INDIAN WELLS (California) • In the first singles tournament of her comeback, Serena Williams will pick up where she left off by facing her older sister Venus in the third round of the BNP Paribas Open.

In Serena's last tournament before maternity leave, she defeated Venus in the final of the 2017 Australian Open. Venus was one of the few who were aware that her sister was two months pregnant.

Serena then spent 14 months away from the game. But the sisters are back on tour together again, and both advanced by winning second-round matches on Saturday.

Venus, seeded eighth, went through first, defeating Romania's Sorana Cirstea, 6-3, 6-4, to record her first tour victory of the year.

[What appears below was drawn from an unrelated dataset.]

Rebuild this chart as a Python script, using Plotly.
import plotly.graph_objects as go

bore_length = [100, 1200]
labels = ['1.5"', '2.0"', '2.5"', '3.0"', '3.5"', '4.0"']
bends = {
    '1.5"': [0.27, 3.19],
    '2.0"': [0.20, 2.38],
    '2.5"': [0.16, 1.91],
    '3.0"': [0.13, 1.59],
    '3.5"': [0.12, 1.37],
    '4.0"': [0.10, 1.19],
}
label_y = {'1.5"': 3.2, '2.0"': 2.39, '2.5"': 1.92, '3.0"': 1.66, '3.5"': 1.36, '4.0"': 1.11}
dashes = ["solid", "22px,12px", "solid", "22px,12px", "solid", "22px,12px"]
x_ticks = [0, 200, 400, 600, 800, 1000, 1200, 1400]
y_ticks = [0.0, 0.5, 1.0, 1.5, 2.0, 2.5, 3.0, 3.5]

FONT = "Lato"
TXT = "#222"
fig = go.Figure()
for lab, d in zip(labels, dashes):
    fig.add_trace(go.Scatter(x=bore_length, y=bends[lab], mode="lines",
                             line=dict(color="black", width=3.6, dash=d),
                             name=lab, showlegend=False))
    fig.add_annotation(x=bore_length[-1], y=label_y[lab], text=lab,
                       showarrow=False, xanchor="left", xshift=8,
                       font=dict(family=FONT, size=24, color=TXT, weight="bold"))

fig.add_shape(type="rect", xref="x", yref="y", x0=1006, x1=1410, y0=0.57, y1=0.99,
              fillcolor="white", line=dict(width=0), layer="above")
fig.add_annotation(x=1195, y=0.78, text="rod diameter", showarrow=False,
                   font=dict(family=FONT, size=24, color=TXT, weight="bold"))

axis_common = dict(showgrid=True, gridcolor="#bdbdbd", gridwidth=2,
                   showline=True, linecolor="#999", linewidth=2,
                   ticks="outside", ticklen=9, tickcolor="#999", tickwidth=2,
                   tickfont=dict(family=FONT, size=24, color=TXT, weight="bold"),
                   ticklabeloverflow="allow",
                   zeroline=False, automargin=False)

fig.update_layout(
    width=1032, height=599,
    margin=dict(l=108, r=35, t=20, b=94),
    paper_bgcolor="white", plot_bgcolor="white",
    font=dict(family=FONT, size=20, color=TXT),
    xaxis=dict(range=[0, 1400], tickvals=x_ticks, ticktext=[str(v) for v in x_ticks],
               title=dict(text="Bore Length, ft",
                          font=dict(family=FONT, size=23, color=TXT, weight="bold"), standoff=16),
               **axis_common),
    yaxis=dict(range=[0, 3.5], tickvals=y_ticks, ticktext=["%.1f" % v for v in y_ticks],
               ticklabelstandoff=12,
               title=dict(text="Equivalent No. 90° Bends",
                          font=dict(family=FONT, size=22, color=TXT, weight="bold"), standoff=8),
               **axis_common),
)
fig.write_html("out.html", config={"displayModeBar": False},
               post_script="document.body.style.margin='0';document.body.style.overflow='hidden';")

Serena then beat No. 29 seed Kiki Bertens, 7-6 (7-5), 7-5, in a tight match full of high-velocity rallies and abrupt shifts in momentum.

"I'm just so happy to be out here," she said. "Everything is a bonus."

The sisters were supposed to clash in the 2001 semi-final here, but Venus withdrew only a few minutes before the match was to begin, citing tendinitis in her right knee.

There was conjecture that her withdrawal had been a family arrangement and Russia's Elena Dementieva said after her quarter-final loss to Venus that she believed the sisters' father and coach, Richard Williams, decided who would win their matches.

The family denied any such arrangement and Dementieva later insisted she had been joking. But, when Richard and Venus arrived at the stadium to watch Serena play the 2001 final against Kim Clijsters, they were booed by the crowd of nearly 16,000. Richard said he heard racial slurs directed at him.

After Serena defeated Clijsters, she did not return to Indian Wells until 2015, while Venus did not end her boycott until the following year.

The third-round match will be their earliest meeting in a tour event since their first duel as professionals, when Venus won, 7-6 (7-4), 6-1, in the second round of the 1998 Australian Open. Serena leads their head-to-head 17-11.

"She's had such a good year last year and playing fantastic tennis… I really abhor every time we play, but I do enjoy the battle when I'm out there. It's just afterwards I don't like it as much." Serena said.

"She's playing really well and just honing her game," said Venus, who watched the Diyas match from the stands. "When she's missing, it's not by much."

That was not always the case on Saturday against the Dutch 29th seed as Serena missed some serves by considerable margins and mistimed a few groundstrokes that landed far off the mark.

She hit just one ace and made 37 unforced errors to 32 for Bertens, whose average first-and second-serve speeds were superior to Serena's on Saturday.

"It definitely felt better than the first round, but I'm still a little rusty," she said. "I'm still making errors that I don't normally make."